All the patients in D ward hate Hobbs because he's judgmental and cruel in an attempt to mask his own fear of having a little crazy in himself. He even smacks a patient while she's restrained.
McPherson, on the other hand, doesn't distance himself from the patients. He gets Deborah to see that other people suffer, not just the patients at the hospital. It's just that not everyone shows his or her crazy on the outside. McPherson is honest and compassionate with the patients, and they love him for it.
Moving on, there are liars and truth-tellers in this world. Dr. Fried is a truth-teller. Esther Blau is not. Dr. Fried is very candid and upfront about everything. She is honest and forthcoming, while Esther strains to keep up a front and smile through pain in a way that is obvious to Dr. Fried.

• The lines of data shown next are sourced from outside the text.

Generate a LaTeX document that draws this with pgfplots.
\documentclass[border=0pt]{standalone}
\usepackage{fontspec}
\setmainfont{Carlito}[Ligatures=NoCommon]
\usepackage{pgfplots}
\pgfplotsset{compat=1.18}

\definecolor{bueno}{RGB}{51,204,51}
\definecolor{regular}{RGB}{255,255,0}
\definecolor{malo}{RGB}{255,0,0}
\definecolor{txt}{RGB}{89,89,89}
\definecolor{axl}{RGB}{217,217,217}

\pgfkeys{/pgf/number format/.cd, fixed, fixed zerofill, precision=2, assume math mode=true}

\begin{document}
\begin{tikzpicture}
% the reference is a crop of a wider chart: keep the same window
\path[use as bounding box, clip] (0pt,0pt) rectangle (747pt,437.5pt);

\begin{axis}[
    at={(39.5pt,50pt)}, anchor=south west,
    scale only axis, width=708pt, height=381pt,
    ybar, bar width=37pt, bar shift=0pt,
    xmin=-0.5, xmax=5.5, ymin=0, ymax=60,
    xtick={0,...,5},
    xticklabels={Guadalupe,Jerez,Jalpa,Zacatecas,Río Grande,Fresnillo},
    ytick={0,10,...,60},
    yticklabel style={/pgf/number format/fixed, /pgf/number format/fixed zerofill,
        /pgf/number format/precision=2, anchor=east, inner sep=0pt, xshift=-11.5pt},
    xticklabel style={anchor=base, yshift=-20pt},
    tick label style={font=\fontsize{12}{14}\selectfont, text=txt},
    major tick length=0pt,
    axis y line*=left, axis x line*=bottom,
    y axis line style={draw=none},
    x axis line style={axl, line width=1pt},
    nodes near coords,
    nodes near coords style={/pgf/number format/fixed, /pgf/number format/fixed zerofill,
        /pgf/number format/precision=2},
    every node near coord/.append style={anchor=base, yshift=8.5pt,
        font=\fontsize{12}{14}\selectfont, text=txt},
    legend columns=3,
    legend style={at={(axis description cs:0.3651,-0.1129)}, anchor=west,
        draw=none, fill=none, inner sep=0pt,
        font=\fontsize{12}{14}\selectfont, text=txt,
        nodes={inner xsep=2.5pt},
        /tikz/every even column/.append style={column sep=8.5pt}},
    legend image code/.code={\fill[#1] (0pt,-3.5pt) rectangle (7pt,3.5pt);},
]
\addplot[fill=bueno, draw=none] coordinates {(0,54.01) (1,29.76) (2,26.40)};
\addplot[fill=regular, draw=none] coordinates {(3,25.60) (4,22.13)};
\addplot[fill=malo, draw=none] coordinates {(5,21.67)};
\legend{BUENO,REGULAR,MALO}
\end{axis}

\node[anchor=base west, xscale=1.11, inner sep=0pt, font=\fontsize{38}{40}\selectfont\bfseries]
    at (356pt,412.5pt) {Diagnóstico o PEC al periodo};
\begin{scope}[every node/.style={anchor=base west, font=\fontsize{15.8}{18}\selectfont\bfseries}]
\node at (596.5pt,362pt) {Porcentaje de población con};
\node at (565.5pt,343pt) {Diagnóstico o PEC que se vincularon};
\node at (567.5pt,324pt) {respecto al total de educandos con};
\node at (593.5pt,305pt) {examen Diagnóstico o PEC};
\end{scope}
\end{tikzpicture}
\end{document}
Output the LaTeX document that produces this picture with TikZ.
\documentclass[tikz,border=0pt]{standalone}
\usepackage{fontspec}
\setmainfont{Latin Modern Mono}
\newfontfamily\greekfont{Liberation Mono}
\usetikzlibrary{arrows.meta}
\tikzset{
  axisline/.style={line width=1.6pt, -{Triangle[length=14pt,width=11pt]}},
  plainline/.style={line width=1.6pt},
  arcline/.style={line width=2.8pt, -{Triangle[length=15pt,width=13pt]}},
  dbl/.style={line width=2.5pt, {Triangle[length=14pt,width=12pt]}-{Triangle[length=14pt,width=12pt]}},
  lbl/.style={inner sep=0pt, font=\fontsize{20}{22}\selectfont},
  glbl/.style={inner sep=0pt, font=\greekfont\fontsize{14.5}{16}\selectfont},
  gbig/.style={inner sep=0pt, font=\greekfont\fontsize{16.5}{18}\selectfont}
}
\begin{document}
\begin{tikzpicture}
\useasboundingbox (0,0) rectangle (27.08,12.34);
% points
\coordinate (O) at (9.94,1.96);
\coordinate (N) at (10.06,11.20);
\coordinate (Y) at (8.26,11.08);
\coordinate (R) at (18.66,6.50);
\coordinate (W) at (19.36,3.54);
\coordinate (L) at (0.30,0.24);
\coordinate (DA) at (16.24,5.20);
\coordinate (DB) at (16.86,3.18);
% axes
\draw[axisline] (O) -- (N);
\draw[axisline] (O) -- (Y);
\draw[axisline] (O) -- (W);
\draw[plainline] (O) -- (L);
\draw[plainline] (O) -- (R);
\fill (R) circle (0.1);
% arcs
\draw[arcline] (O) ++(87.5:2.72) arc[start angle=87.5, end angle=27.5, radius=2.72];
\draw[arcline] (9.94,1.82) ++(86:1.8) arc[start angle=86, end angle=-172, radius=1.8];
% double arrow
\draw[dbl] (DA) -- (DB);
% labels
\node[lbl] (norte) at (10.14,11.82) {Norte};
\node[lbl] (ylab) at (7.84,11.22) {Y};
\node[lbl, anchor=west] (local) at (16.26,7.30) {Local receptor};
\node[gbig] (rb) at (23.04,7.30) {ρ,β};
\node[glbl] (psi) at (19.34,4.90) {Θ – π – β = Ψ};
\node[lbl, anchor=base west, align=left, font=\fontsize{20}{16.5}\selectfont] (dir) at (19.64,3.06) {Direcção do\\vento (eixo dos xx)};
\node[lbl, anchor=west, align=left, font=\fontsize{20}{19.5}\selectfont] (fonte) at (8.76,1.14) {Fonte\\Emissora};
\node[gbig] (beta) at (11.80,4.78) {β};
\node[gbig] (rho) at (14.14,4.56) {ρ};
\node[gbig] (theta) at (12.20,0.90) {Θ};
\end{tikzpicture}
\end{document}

Finally, the pairing of the mental patients and the beautiful new student nurses, though only a brief episode in the book, is worth mentioning because it's another example of how the patients feel isolated and distanced and unaccepted.

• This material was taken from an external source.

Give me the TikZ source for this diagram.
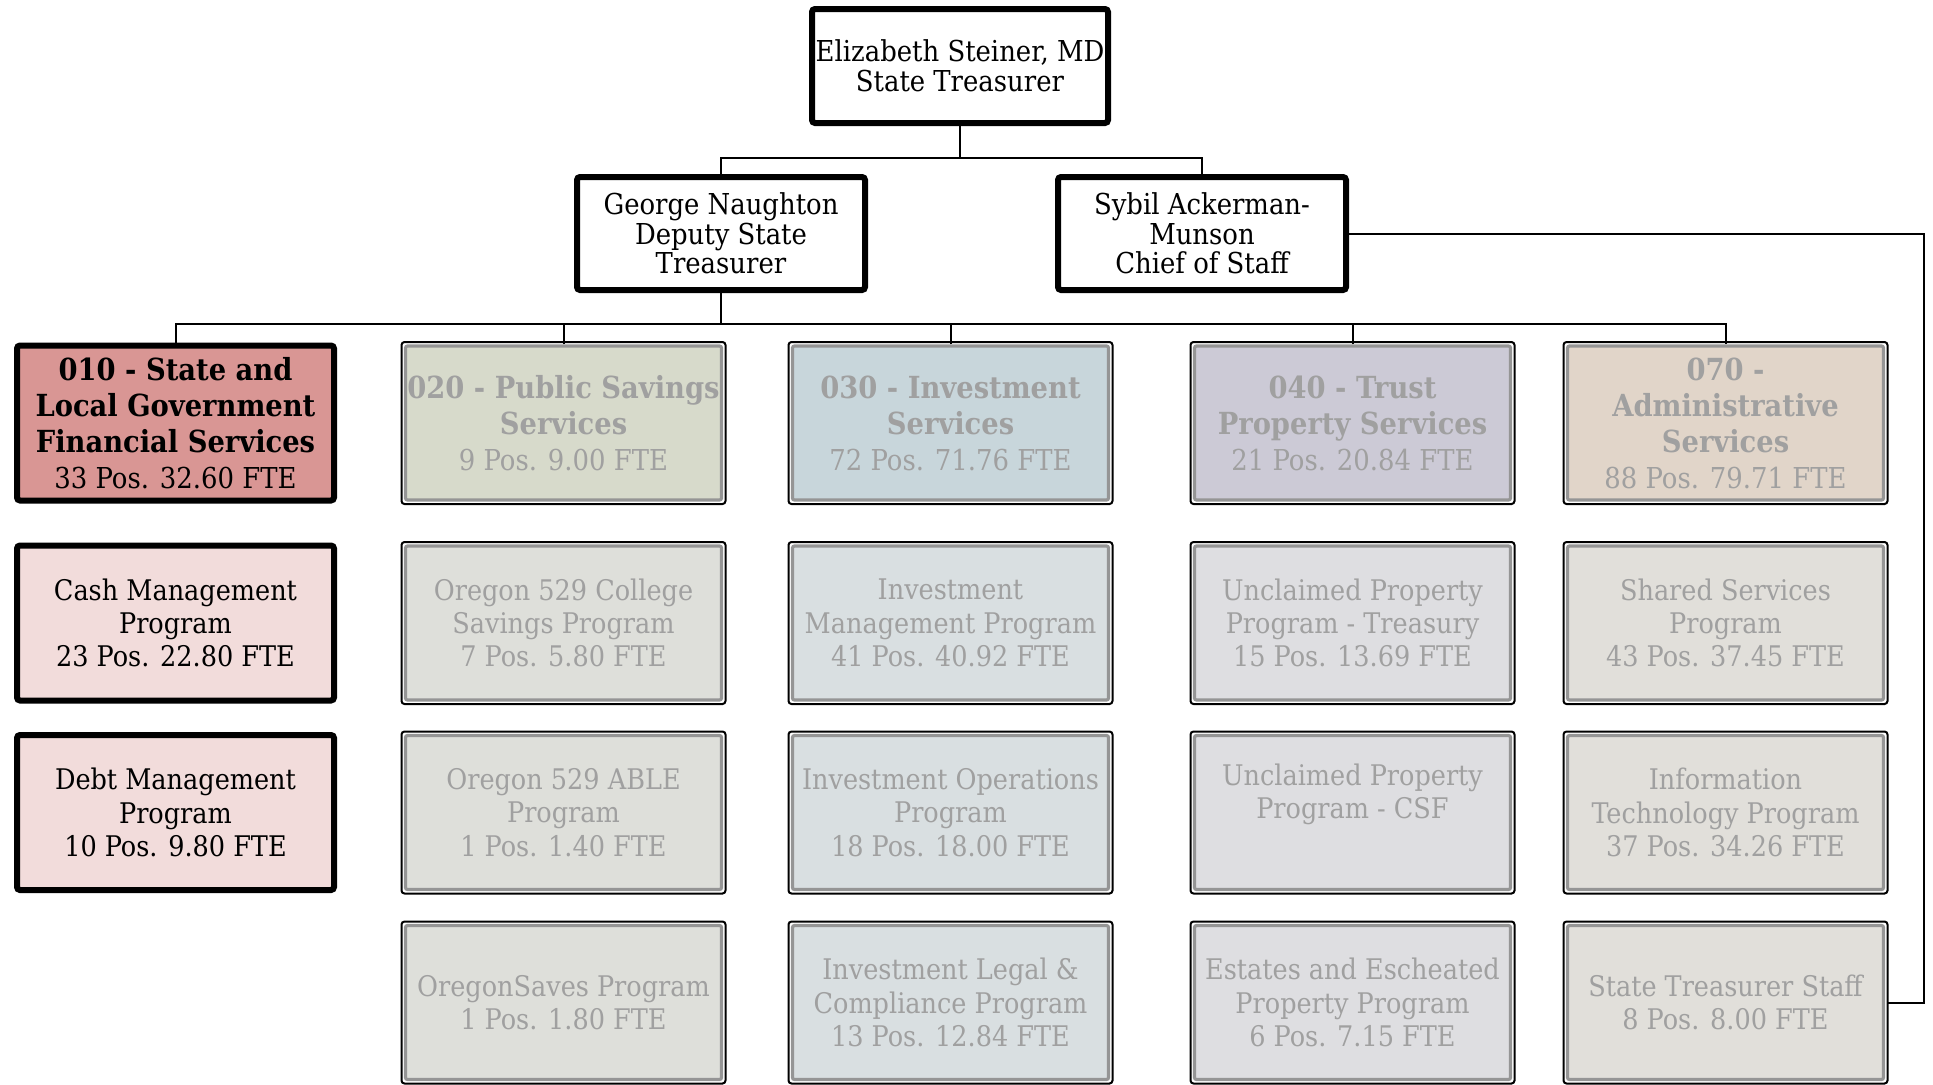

In this episode, there are gorgeous young nurses standing around the ward, and they contrast with the ill women, who often don't take time to groom themselves. The ill women just don't feel good about themselves, period: "And so the four new students assigned to D ward stood in a tight, scared little clutch, the only beauty, youth, and health present, and in the spring of the year. Never did the bearers of poisonous nganons feel their separation so much as on this day" (18.29).
When the ill women see these young girls, they feel like they'll never make it outside the hospital. They feel like the health and beauty of the students is completely unattainable and out of reach for them. It's not—but that's certainly the way it seems.